What the task requires –
From the listing below, pull each line that includes "this".
* begin Task material *
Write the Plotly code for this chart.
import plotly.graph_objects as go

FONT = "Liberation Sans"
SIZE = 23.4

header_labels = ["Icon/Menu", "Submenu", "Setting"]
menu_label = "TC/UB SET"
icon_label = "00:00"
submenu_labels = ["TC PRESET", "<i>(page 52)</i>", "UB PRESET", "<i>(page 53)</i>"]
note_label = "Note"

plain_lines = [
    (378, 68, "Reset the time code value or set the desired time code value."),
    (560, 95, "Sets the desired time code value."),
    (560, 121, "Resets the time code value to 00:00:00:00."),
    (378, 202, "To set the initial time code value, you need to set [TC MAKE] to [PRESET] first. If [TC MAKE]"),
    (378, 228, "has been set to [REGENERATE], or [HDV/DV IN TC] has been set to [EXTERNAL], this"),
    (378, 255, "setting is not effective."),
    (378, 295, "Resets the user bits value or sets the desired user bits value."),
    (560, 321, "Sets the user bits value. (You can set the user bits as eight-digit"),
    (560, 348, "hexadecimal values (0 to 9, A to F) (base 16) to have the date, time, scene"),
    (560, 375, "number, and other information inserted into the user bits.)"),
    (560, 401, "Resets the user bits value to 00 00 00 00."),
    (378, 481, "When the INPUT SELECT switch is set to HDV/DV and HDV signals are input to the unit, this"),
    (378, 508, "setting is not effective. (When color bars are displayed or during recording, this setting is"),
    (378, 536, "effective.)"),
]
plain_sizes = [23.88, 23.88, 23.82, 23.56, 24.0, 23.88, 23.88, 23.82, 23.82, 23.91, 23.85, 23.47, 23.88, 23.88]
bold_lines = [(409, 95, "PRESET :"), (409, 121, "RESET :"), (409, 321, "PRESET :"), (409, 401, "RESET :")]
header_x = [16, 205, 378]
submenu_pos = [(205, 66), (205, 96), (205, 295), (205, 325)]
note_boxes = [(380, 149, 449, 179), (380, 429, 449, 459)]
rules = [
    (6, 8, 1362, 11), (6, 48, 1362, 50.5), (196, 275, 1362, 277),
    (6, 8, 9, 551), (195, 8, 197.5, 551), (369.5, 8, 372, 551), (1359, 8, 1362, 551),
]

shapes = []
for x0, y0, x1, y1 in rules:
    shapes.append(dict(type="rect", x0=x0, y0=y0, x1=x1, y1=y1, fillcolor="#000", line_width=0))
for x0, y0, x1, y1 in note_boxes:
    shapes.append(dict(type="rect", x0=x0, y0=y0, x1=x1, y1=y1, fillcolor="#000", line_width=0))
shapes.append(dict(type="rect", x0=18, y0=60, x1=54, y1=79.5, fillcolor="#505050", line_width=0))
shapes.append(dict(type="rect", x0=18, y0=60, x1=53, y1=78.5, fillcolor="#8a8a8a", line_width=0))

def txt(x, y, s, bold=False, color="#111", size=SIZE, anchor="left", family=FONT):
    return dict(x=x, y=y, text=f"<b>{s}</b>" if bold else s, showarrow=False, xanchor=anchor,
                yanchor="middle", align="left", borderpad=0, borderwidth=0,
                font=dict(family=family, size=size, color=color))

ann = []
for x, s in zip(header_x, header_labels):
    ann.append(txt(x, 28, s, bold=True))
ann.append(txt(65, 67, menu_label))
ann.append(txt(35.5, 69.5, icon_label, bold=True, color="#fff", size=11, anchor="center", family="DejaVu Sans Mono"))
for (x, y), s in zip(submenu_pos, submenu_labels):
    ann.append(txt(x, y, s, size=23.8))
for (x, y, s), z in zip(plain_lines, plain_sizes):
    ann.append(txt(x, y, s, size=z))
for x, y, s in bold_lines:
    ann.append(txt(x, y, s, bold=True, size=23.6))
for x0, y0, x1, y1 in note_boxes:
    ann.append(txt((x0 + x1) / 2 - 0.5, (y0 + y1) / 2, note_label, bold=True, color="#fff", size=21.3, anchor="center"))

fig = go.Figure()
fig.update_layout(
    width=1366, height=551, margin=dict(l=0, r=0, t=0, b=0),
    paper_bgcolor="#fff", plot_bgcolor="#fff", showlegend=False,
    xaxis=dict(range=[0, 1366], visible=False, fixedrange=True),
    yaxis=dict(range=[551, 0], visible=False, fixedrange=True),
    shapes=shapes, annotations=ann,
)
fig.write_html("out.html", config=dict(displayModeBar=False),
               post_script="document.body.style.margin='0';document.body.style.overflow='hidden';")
* end Task material *
* begin Task material *
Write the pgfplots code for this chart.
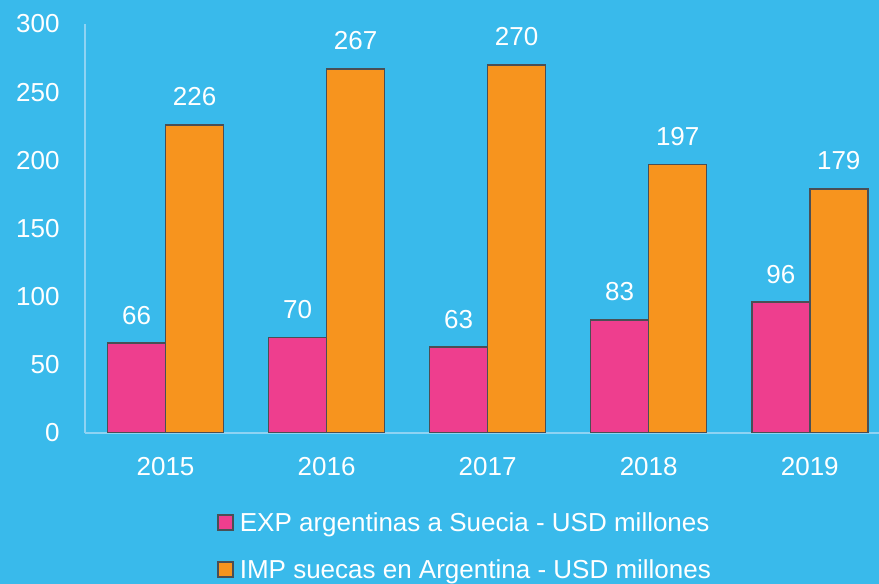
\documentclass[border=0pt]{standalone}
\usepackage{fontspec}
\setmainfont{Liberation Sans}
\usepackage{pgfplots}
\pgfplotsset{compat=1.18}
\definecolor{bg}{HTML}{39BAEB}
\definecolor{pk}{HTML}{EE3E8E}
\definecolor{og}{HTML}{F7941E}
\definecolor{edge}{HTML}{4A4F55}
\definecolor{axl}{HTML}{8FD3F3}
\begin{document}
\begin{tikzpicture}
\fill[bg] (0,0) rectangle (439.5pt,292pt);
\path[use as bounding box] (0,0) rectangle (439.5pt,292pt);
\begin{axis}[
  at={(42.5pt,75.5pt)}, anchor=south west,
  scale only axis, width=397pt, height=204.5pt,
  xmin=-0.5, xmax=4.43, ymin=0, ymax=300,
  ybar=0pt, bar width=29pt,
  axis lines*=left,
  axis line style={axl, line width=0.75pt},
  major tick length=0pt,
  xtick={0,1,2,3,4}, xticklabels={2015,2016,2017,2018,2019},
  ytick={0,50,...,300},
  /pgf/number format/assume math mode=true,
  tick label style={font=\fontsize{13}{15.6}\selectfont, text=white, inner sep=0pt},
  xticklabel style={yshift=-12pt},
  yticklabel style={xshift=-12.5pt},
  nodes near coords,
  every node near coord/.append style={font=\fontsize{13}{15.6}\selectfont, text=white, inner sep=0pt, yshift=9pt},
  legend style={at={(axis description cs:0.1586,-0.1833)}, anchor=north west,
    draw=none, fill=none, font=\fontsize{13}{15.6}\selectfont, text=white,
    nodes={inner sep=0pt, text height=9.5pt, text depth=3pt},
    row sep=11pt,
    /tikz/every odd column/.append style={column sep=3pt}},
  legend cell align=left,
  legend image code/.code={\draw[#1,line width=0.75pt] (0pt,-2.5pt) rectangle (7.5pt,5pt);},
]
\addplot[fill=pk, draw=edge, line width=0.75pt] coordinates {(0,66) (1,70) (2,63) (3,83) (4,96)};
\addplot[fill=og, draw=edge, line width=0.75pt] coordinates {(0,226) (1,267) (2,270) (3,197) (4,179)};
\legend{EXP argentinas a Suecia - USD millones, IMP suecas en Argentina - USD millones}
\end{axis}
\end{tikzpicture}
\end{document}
* end Task material *
The answer –
Write the Plotly code for this chart.
    (378, 228, "has been set to [REGENERATE], or [HDV/DV IN TC] has been set to [EXTERNAL], this"),
    (378, 481, "When the INPUT SELECT switch is set to HDV/DV and HDV signals are input to the unit, this"),
    (378, 508, "setting is not effective. (When color bars are displayed or during recording, this setting is"),
Write the pgfplots code for this chart.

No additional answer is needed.